U.S. Capital in Russian Strategic Sectors
Perhaps even more controversial is the idea of opening the door for American firms to enter Russia’s rare-earth mining, Arctic oil drilling, and energy sectors. These are areas that Washington has sanctioned for years, viewing them as pillars of Kremlin geopolitical leverage.
Trump’s plan flips that logic on its head. By inserting U.S. investment into Russia’s strategic economy, the thinking goes, Washington could create mutual dependencies that make conflict less likely. Critics argue the opposite: embedding U.S. capital inside Russian extraction industries risks normalizing Moscow’s wartime gains and weakening Western negotiating leverage.
Frozen Assets as a Financial Engine
Another centerpiece is the proposal to tap into roughly $200 billion in frozen Russian sovereign funds. Under the plan described to European officials, U.S. financial firms would use those assets to bankroll reconstruction projects inside Ukraine, including a massive new data-center complex powered by the Zaporizhzhia nuclear plant currently under Russian control.
Using frozen Russian funds has been debated among Western policymakers for months, but Trump’s version places private American investors at the center of the mechanism. It also assumes a negotiated outcome in which Moscow cooperates in or at least tolerates financial engineering that leverages its own immobilized assets.
A Peace Plan or a Redrawing of the Post-Cold War Order?
If implemented, the plan would amount to a profound rearrangement of global power relations. Bringing Russian energy back into Europe would weaken one of the EU’s biggest strategic shifts since the invasion. Allowing U.S. companies into Russia’s rare-earth and Arctic sectors would undercut the sanctions regime built by both Washington and Brussels. Channeling frozen Russian funds into projects tied to Russian-controlled territory raises thorny legal and political questions.
For Trump, the proposal is framed as a pragmatic shortcut to end a costly war. For many European officials, it looks like a bargain that trades geopolitical stability for short-term economic incentives.
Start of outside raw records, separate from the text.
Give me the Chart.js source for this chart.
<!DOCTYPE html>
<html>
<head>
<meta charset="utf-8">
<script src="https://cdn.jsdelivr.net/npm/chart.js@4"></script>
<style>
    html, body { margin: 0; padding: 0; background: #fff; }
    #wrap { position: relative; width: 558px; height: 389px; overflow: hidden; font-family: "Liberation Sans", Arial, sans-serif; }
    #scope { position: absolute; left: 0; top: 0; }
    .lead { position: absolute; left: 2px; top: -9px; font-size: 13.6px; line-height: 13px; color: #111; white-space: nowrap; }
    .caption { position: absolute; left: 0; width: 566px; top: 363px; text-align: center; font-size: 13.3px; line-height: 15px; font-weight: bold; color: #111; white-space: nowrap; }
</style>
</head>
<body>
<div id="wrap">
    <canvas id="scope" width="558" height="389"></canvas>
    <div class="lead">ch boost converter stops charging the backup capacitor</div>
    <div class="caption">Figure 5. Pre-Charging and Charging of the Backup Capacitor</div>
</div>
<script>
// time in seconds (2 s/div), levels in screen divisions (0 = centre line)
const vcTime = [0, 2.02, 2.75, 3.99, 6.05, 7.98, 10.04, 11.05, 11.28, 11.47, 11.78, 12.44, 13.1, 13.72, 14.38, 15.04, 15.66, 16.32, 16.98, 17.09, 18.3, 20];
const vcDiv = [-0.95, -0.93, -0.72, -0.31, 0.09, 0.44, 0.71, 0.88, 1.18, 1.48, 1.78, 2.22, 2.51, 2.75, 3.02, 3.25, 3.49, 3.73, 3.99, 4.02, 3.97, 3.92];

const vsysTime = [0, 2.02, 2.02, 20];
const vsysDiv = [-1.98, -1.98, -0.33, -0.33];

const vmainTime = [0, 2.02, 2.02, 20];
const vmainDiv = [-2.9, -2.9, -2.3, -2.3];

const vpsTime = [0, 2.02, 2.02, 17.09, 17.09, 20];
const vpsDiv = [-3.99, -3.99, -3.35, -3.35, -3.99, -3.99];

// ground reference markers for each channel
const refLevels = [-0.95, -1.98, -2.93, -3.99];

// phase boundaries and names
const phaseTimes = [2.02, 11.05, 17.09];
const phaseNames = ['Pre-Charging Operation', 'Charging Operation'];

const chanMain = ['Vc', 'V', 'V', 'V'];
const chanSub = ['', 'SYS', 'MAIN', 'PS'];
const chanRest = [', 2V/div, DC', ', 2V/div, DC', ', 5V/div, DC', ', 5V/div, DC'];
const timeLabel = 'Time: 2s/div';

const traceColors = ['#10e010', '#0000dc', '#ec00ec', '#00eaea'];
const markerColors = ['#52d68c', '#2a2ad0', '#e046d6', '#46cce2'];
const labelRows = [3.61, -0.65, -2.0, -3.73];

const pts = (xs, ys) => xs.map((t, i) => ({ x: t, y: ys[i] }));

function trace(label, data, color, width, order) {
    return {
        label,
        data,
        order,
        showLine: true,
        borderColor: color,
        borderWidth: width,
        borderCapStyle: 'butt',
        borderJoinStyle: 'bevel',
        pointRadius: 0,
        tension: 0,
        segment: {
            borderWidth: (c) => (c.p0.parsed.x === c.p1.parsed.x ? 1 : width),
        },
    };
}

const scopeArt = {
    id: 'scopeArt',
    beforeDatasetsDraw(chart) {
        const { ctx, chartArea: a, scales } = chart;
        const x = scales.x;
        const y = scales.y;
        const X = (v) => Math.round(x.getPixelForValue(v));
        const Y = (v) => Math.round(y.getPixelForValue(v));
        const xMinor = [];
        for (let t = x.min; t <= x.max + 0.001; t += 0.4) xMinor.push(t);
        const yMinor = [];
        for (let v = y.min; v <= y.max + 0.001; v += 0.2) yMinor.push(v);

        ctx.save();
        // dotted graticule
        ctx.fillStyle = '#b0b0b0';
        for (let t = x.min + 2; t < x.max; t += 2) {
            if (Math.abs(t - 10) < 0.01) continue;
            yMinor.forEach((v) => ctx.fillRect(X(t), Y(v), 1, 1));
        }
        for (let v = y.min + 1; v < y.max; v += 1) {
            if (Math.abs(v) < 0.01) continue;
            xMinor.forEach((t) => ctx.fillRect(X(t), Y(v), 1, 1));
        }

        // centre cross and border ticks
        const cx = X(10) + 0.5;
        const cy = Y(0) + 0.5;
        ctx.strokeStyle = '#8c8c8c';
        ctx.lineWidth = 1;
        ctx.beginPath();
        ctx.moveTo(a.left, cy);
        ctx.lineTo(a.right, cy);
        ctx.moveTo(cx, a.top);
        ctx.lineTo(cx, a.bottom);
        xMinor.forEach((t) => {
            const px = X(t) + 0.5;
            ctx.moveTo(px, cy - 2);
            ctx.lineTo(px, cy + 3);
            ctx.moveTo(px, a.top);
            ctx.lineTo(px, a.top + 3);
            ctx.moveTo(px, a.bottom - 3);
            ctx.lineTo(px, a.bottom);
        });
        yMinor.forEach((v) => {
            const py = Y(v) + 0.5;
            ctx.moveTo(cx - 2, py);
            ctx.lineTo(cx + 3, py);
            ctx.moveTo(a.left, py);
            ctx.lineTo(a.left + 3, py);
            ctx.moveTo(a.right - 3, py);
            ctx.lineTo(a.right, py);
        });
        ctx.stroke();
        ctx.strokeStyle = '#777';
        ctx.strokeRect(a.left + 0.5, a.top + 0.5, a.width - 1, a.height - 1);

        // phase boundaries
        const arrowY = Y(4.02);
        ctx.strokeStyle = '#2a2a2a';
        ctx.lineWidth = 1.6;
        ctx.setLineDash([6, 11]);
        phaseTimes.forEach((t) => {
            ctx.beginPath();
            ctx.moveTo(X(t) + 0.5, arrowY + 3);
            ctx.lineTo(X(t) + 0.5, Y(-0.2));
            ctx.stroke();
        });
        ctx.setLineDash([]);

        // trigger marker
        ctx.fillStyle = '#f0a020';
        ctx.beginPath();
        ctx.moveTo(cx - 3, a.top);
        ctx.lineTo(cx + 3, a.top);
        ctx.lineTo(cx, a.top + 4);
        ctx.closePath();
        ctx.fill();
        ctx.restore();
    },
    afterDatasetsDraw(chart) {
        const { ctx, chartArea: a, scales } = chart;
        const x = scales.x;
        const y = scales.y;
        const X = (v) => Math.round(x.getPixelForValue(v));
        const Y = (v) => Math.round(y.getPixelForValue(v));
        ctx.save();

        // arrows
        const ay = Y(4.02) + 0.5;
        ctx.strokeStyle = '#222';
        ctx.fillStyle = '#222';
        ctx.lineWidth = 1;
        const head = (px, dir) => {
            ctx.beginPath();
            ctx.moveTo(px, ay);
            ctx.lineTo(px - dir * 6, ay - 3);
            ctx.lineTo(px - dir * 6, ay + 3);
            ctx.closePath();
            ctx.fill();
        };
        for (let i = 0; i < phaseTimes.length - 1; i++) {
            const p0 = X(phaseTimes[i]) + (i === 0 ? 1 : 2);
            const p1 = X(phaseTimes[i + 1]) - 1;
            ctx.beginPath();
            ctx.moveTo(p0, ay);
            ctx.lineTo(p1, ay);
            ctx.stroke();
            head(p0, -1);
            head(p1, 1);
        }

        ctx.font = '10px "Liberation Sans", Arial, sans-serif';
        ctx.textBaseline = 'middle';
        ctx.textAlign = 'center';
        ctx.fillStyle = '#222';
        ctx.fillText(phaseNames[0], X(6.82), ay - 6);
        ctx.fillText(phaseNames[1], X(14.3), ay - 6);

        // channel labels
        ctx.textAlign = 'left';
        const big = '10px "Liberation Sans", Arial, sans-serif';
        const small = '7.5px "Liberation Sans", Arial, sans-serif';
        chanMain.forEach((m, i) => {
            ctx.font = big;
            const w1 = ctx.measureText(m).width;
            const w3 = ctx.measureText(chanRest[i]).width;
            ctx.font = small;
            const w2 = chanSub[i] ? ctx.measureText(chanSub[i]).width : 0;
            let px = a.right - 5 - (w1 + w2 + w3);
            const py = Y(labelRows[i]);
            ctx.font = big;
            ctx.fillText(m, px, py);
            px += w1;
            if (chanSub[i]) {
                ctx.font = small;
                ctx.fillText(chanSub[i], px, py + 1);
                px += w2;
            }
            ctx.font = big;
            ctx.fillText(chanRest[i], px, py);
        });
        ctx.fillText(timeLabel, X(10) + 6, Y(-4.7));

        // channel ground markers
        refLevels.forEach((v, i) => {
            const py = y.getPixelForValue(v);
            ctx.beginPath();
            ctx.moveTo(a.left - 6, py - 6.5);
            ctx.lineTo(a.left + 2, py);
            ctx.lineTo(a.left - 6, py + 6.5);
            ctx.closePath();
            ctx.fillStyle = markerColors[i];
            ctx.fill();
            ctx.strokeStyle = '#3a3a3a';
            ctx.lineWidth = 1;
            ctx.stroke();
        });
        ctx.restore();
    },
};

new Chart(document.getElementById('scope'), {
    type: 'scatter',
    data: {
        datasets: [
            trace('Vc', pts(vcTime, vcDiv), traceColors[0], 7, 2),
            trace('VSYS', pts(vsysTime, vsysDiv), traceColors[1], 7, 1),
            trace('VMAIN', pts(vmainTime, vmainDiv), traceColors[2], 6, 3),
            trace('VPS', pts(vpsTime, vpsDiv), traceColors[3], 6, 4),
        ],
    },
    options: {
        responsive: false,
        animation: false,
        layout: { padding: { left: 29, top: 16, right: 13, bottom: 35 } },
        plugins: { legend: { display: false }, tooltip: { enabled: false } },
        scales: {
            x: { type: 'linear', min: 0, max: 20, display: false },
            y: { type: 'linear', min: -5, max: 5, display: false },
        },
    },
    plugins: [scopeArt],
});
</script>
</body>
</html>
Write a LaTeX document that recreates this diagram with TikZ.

And for Russia, the plan, if accurate signals a path back into the Western economic order without surrendering territorial gains.
As Europe debates its trajectory and Ukraine braces for another difficult year, one thing is clear: Trump’s blueprint, whether ultimately adopted or not, forces Western allies to confront the uncomfortable trade-offs between energy security, sanctions integrity, and a negotiated end to the conflict that began in the Donbas more than a decade ago.